[Begin]

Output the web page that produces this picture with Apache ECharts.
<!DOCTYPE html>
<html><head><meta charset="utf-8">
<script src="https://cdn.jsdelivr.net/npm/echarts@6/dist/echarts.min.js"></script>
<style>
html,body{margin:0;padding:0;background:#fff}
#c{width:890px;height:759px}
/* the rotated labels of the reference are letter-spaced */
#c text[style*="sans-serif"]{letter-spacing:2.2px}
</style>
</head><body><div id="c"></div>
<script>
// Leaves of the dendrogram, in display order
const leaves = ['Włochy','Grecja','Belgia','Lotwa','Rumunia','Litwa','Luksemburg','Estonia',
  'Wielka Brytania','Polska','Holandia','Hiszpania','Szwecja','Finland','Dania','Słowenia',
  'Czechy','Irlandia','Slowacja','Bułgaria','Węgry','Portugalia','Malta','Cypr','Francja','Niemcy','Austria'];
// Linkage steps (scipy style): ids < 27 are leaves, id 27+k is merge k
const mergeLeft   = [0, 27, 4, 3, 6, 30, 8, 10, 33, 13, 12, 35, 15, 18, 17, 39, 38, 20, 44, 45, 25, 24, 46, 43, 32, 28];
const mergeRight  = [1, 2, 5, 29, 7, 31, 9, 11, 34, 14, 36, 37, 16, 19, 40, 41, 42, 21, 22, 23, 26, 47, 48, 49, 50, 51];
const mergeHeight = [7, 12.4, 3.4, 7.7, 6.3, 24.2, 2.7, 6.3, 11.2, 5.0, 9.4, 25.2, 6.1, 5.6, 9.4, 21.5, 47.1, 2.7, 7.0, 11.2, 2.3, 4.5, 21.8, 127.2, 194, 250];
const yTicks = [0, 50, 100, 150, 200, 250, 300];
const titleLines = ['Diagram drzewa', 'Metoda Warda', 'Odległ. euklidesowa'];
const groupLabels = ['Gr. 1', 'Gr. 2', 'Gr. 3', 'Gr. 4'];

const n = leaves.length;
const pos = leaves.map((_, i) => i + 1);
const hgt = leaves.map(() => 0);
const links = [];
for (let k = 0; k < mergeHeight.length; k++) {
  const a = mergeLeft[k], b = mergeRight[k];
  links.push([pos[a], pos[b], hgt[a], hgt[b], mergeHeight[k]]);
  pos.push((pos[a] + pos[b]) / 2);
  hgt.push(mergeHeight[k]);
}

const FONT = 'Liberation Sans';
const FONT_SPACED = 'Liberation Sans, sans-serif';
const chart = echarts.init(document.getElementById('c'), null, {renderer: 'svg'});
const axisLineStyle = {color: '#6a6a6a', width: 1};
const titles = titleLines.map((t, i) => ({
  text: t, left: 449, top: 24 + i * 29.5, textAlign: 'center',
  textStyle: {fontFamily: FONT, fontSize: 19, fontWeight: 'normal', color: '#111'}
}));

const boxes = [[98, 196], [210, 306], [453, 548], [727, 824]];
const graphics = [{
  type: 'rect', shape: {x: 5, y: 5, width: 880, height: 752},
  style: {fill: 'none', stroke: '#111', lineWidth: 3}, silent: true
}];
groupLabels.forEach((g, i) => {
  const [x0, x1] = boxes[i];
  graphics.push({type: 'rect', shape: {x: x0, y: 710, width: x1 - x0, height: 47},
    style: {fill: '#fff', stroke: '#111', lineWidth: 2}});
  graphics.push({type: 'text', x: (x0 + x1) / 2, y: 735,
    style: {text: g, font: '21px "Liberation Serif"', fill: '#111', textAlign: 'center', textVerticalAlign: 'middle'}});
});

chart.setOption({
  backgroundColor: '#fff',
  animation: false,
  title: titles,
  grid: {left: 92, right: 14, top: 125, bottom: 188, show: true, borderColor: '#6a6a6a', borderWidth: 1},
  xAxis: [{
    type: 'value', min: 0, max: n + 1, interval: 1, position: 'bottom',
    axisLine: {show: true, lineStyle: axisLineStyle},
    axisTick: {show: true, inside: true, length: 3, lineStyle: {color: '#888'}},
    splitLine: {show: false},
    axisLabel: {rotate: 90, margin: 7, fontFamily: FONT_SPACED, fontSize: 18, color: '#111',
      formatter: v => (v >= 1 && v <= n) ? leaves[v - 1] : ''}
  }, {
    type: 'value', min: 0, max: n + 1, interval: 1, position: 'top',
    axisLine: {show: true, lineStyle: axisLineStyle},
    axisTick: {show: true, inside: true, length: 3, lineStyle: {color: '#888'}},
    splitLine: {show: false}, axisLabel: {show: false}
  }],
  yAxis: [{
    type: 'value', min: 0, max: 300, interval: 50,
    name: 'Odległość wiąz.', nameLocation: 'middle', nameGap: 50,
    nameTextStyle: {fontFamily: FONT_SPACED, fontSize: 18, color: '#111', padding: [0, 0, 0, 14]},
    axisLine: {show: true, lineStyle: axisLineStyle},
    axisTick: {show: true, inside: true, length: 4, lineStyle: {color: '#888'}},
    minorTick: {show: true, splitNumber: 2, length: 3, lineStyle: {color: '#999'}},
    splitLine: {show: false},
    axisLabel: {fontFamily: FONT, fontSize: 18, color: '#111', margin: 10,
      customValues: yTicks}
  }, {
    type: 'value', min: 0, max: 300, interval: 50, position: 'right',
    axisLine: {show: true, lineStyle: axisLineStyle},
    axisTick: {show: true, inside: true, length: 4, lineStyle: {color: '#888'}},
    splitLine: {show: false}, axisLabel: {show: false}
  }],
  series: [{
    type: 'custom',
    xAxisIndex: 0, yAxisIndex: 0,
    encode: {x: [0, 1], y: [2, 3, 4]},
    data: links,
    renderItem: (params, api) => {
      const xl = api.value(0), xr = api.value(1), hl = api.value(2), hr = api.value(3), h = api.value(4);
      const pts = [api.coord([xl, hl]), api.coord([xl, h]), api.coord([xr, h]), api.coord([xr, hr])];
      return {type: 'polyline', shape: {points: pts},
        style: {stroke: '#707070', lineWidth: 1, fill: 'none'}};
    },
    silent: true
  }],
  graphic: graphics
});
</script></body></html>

[End]

## Exercise directions
Your task is to return the full listing exactly as it was given.

## Output
Output the web page that produces this picture with Apache ECharts.
<!DOCTYPE html>
<html><head><meta charset="utf-8">
<script src="https://cdn.jsdelivr.net/npm/echarts@6/dist/echarts.min.js"></script>
<style>
html,body{margin:0;padding:0;background:#fff}
#c{width:890px;height:759px}
/* the rotated labels of the reference are letter-spaced */
#c text[style*="sans-serif"]{letter-spacing:2.2px}
</style>
</head><body><div id="c"></div>
<script>
// Leaves of the dendrogram, in display order
const leaves = ['Włochy','Grecja','Belgia','Lotwa','Rumunia','Litwa','Luksemburg','Estonia',
  'Wielka Brytania','Polska','Holandia','Hiszpania','Szwecja','Finland','Dania','Słowenia',
  'Czechy','Irlandia','Slowacja','Bułgaria','Węgry','Portugalia','Malta','Cypr','Francja','Niemcy','Austria'];
// Linkage steps (scipy style): ids < 27 are leaves, id 27+k is merge k
const mergeLeft   = [0, 27, 4, 3, 6, 30, 8, 10, 33, 13, 12, 35, 15, 18, 17, 39, 38, 20, 44, 45, 25, 24, 46, 43, 32, 28];
const mergeRight  = [1, 2, 5, 29, 7, 31, 9, 11, 34, 14, 36, 37, 16, 19, 40, 41, 42, 21, 22, 23, 26, 47, 48, 49, 50, 51];
const mergeHeight = [7, 12.4, 3.4, 7.7, 6.3, 24.2, 2.7, 6.3, 11.2, 5.0, 9.4, 25.2, 6.1, 5.6, 9.4, 21.5, 47.1, 2.7, 7.0, 11.2, 2.3, 4.5, 21.8, 127.2, 194, 250];
const yTicks = [0, 50, 100, 150, 200, 250, 300];
const titleLines = ['Diagram drzewa', 'Metoda Warda', 'Odległ. euklidesowa'];
const groupLabels = ['Gr. 1', 'Gr. 2', 'Gr. 3', 'Gr. 4'];

const n = leaves.length;
const pos = leaves.map((_, i) => i + 1);
const hgt = leaves.map(() => 0);
const links = [];
for (let k = 0; k < mergeHeight.length; k++) {
  const a = mergeLeft[k], b = mergeRight[k];
  links.push([pos[a], pos[b], hgt[a], hgt[b], mergeHeight[k]]);
  pos.push((pos[a] + pos[b]) / 2);
  hgt.push(mergeHeight[k]);
}

const FONT = 'Liberation Sans';
const FONT_SPACED = 'Liberation Sans, sans-serif';
const chart = echarts.init(document.getElementById('c'), null, {renderer: 'svg'});
const axisLineStyle = {color: '#6a6a6a', width: 1};
const titles = titleLines.map((t, i) => ({
  text: t, left: 449, top: 24 + i * 29.5, textAlign: 'center',
  textStyle: {fontFamily: FONT, fontSize: 19, fontWeight: 'normal', color: '#111'}
}));

const boxes = [[98, 196], [210, 306], [453, 548], [727, 824]];
const graphics = [{
  type: 'rect', shape: {x: 5, y: 5, width: 880, height: 752},
  style: {fill: 'none', stroke: '#111', lineWidth: 3}, silent: true
}];
groupLabels.forEach((g, i) => {
  const [x0, x1] = boxes[i];
  graphics.push({type: 'rect', shape: {x: x0, y: 710, width: x1 - x0, height: 47},
    style: {fill: '#fff', stroke: '#111', lineWidth: 2}});
  graphics.push({type: 'text', x: (x0 + x1) / 2, y: 735,
    style: {text: g, font: '21px "Liberation Serif"', fill: '#111', textAlign: 'center', textVerticalAlign: 'middle'}});
});

chart.setOption({
  backgroundColor: '#fff',
  animation: false,
  title: titles,
  grid: {left: 92, right: 14, top: 125, bottom: 188, show: true, borderColor: '#6a6a6a', borderWidth: 1},
  xAxis: [{
    type: 'value', min: 0, max: n + 1, interval: 1, position: 'bottom',
    axisLine: {show: true, lineStyle: axisLineStyle},
    axisTick: {show: true, inside: true, length: 3, lineStyle: {color: '#888'}},
    splitLine: {show: false},
    axisLabel: {rotate: 90, margin: 7, fontFamily: FONT_SPACED, fontSize: 18, color: '#111',
      formatter: v => (v >= 1 && v <= n) ? leaves[v - 1] : ''}
  }, {
    type: 'value', min: 0, max: n + 1, interval: 1, position: 'top',
    axisLine: {show: true, lineStyle: axisLineStyle},
    axisTick: {show: true, inside: true, length: 3, lineStyle: {color: '#888'}},
    splitLine: {show: false}, axisLabel: {show: false}
  }],
  yAxis: [{
    type: 'value', min: 0, max: 300, interval: 50,
    name: 'Odległość wiąz.', nameLocation: 'middle', nameGap: 50,
    nameTextStyle: {fontFamily: FONT_SPACED, fontSize: 18, color: '#111', padding: [0, 0, 0, 14]},
    axisLine: {show: true, lineStyle: axisLineStyle},
    axisTick: {show: true, inside: true, length: 4, lineStyle: {color: '#888'}},
    minorTick: {show: true, splitNumber: 2, length: 3, lineStyle: {color: '#999'}},
    splitLine: {show: false},
    axisLabel: {fontFamily: FONT, fontSize: 18, color: '#111', margin: 10,
      customValues: yTicks}
  }, {
    type: 'value', min: 0, max: 300, interval: 50, position: 'right',
    axisLine: {show: true, lineStyle: axisLineStyle},
    axisTick: {show: true, inside: true, length: 4, lineStyle: {color: '#888'}},
    splitLine: {show: false}, axisLabel: {show: false}
  }],
  series: [{
    type: 'custom',
    xAxisIndex: 0, yAxisIndex: 0,
    encode: {x: [0, 1], y: [2, 3, 4]},
    data: links,
    renderItem: (params, api) => {
      const xl = api.value(0), xr = api.value(1), hl = api.value(2), hr = api.value(3), h = api.value(4);
      const pts = [api.coord([xl, hl]), api.coord([xl, h]), api.coord([xr, h]), api.coord([xr, hr])];
      return {type: 'polyline', shape: {points: pts},
        style: {stroke: '#707070', lineWidth: 1, fill: 'none'}};
    },
    silent: true
  }],
  graphic: graphics
});
</script></body></html>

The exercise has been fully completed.